Читая элегии «на смерть себя», я с изумлением узнал, как, оказывается, все любили меня, и каким талантливым считали, и как дорожили мной. Никому не хотелось брать на себя ответственность за смерть многообещающего молодого музыканта, ещё бы! Кто-то предположил, что на меня нашло временное помутнение разума или я узнал, что болен какой-то страшной экзотической болезнью. Я забавлялся, пока мне не начало казаться, что от моего ноутбука исходит запах гнили, и тогда я перестал читать.
Вдохновлённый шквалом посмертной лести, я писал очередную песню, когда ко мне, как всегда без стука, вошла сестра. Она уже успела причесаться и заплести длинную косу.
– Почему тебя похоронили на Фейсбуке? – поинтересовалась она без особых эмоций.

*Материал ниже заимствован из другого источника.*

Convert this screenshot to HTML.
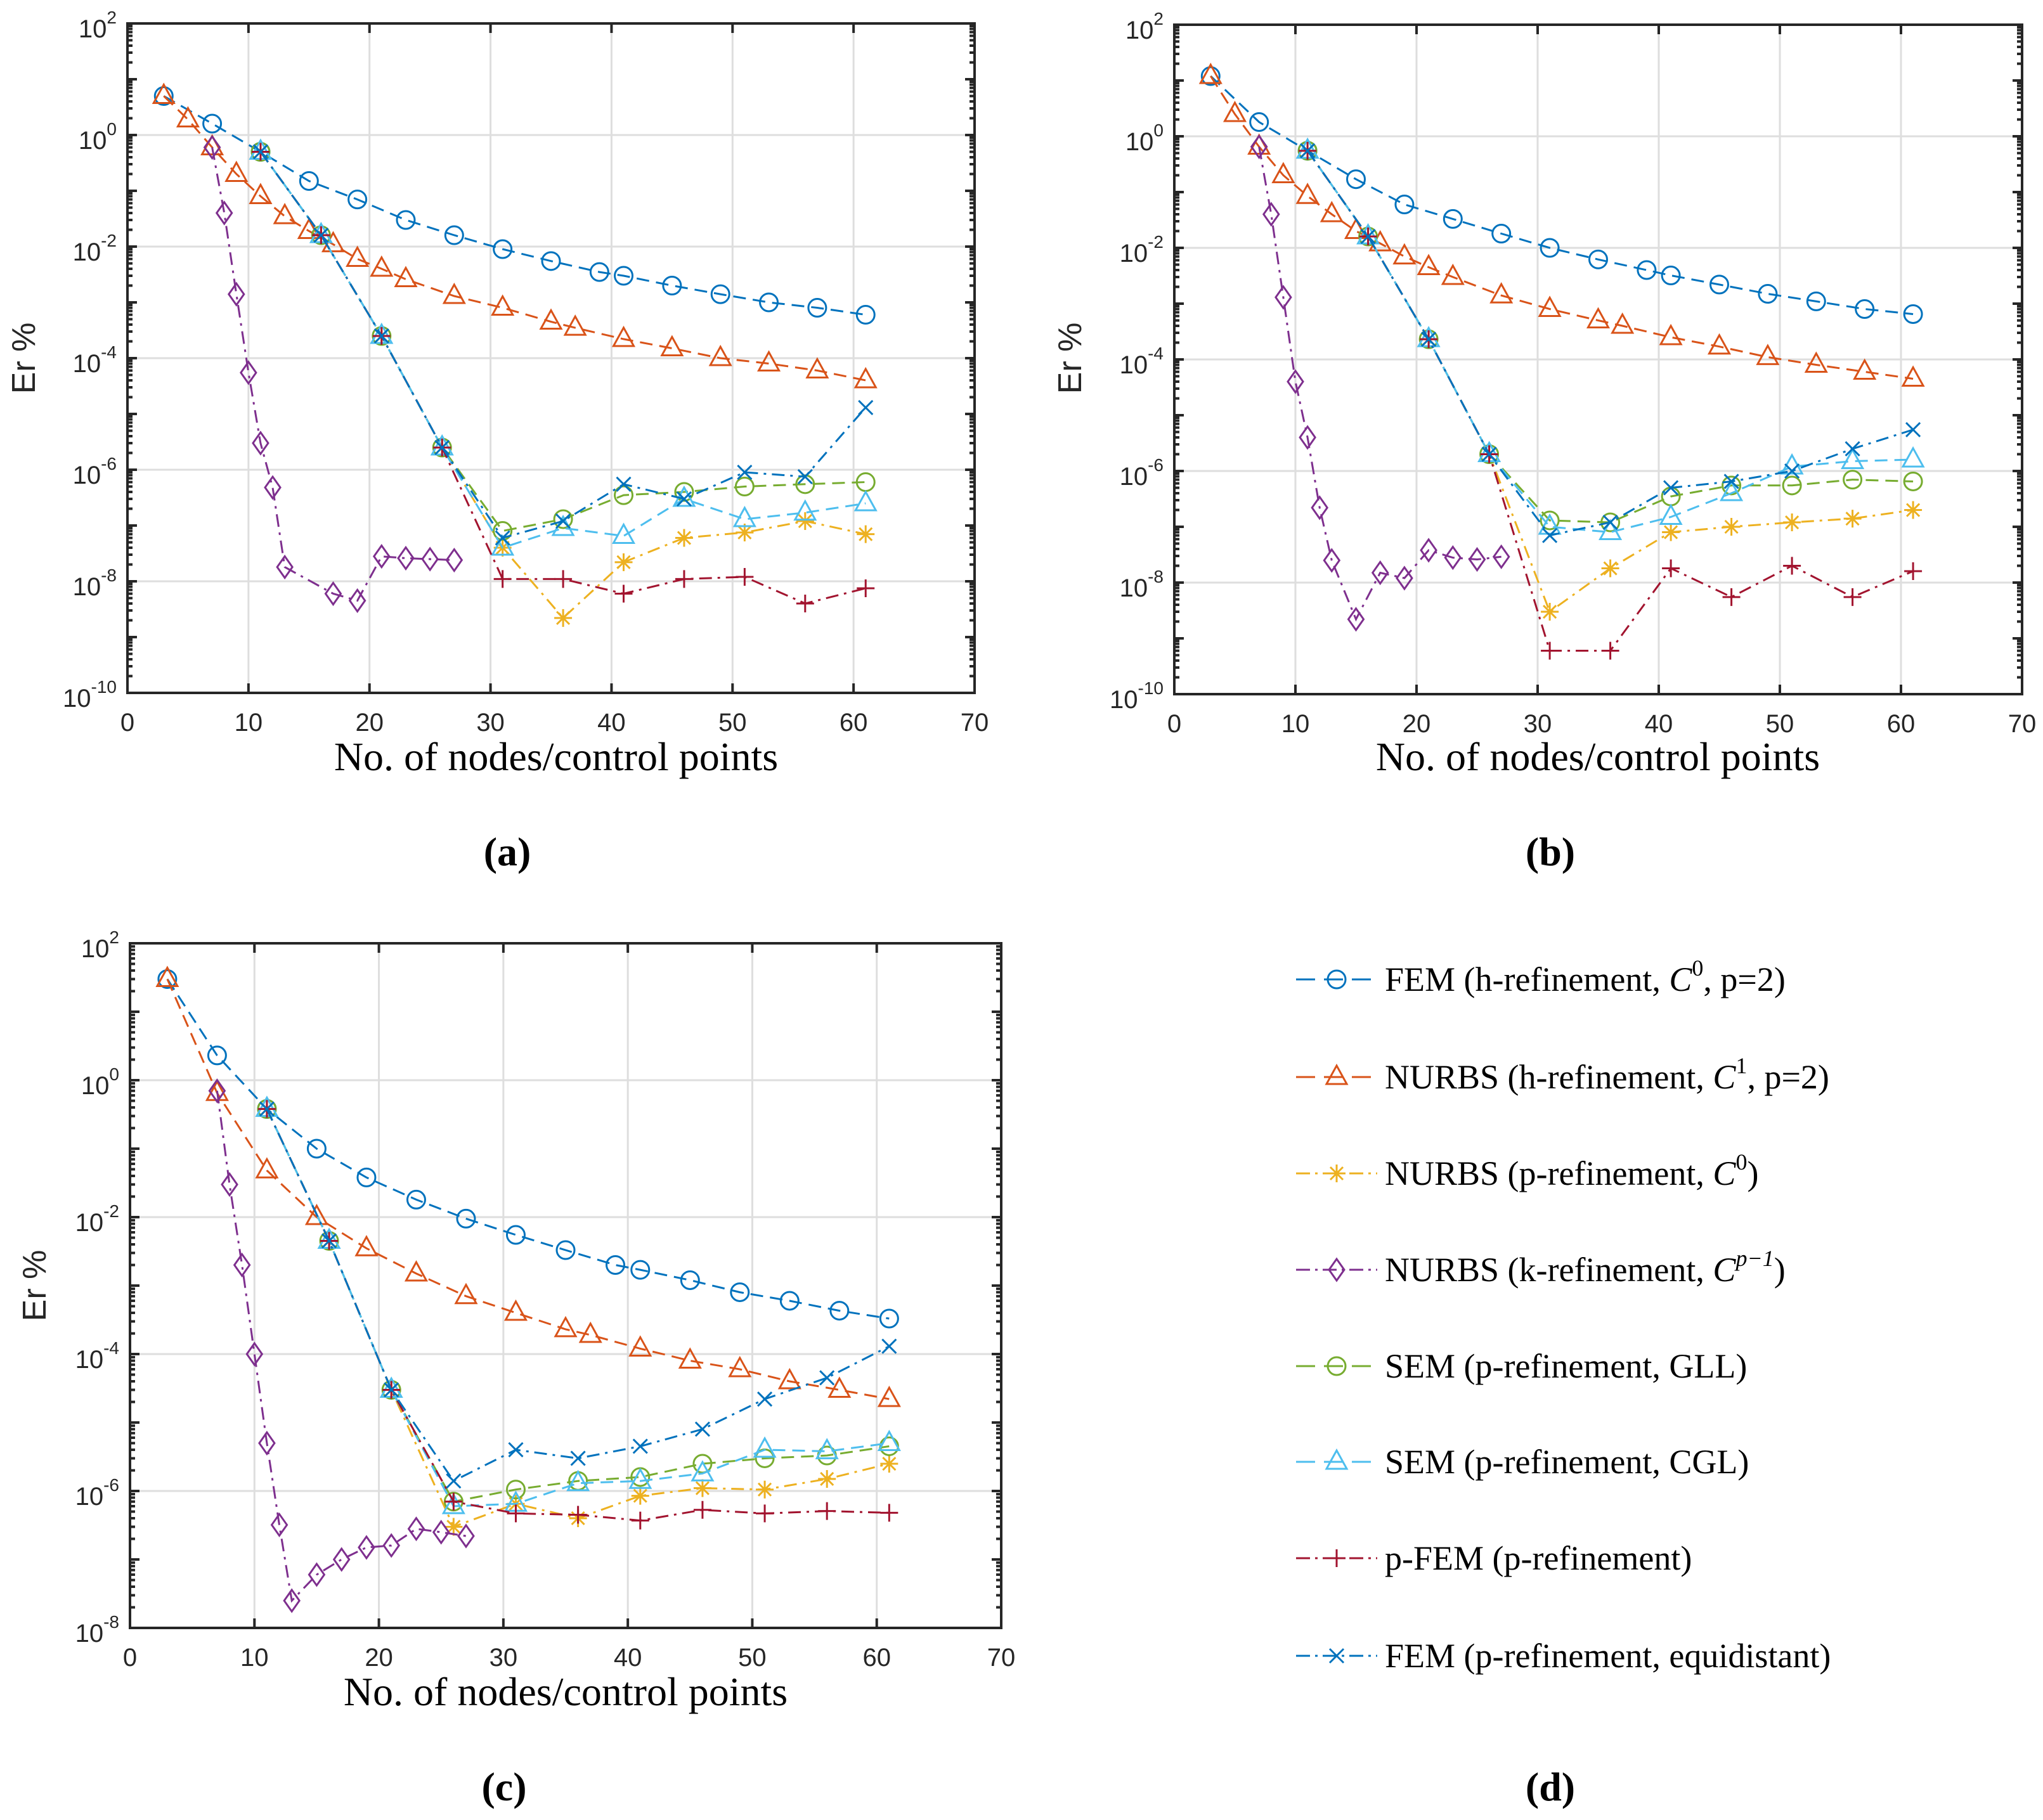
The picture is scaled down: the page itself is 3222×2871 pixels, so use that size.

– Это такой пиар-ход, понимаешь?
– А, о’кей, – только и сказала Зарифа и вернулась к себе. Я был благодарен ей за понимание, хотя оно и объяснялось не столько тонкой душевной организацией, сколько безразличием к моей персоне. Осталось лишь предупредить маму. У неё нервная работа и широкий круг знакомых. И ужасное давление.
– Мам! Если вдруг тебе позвонят и начнут выражать соболезнования по поводу моей смерти, ты изобрази, пожалуйста, скорбь, хорошо? И не пугайся, – сказал я, заявившись в кухню, где уже было убрано и витал аромат гренок.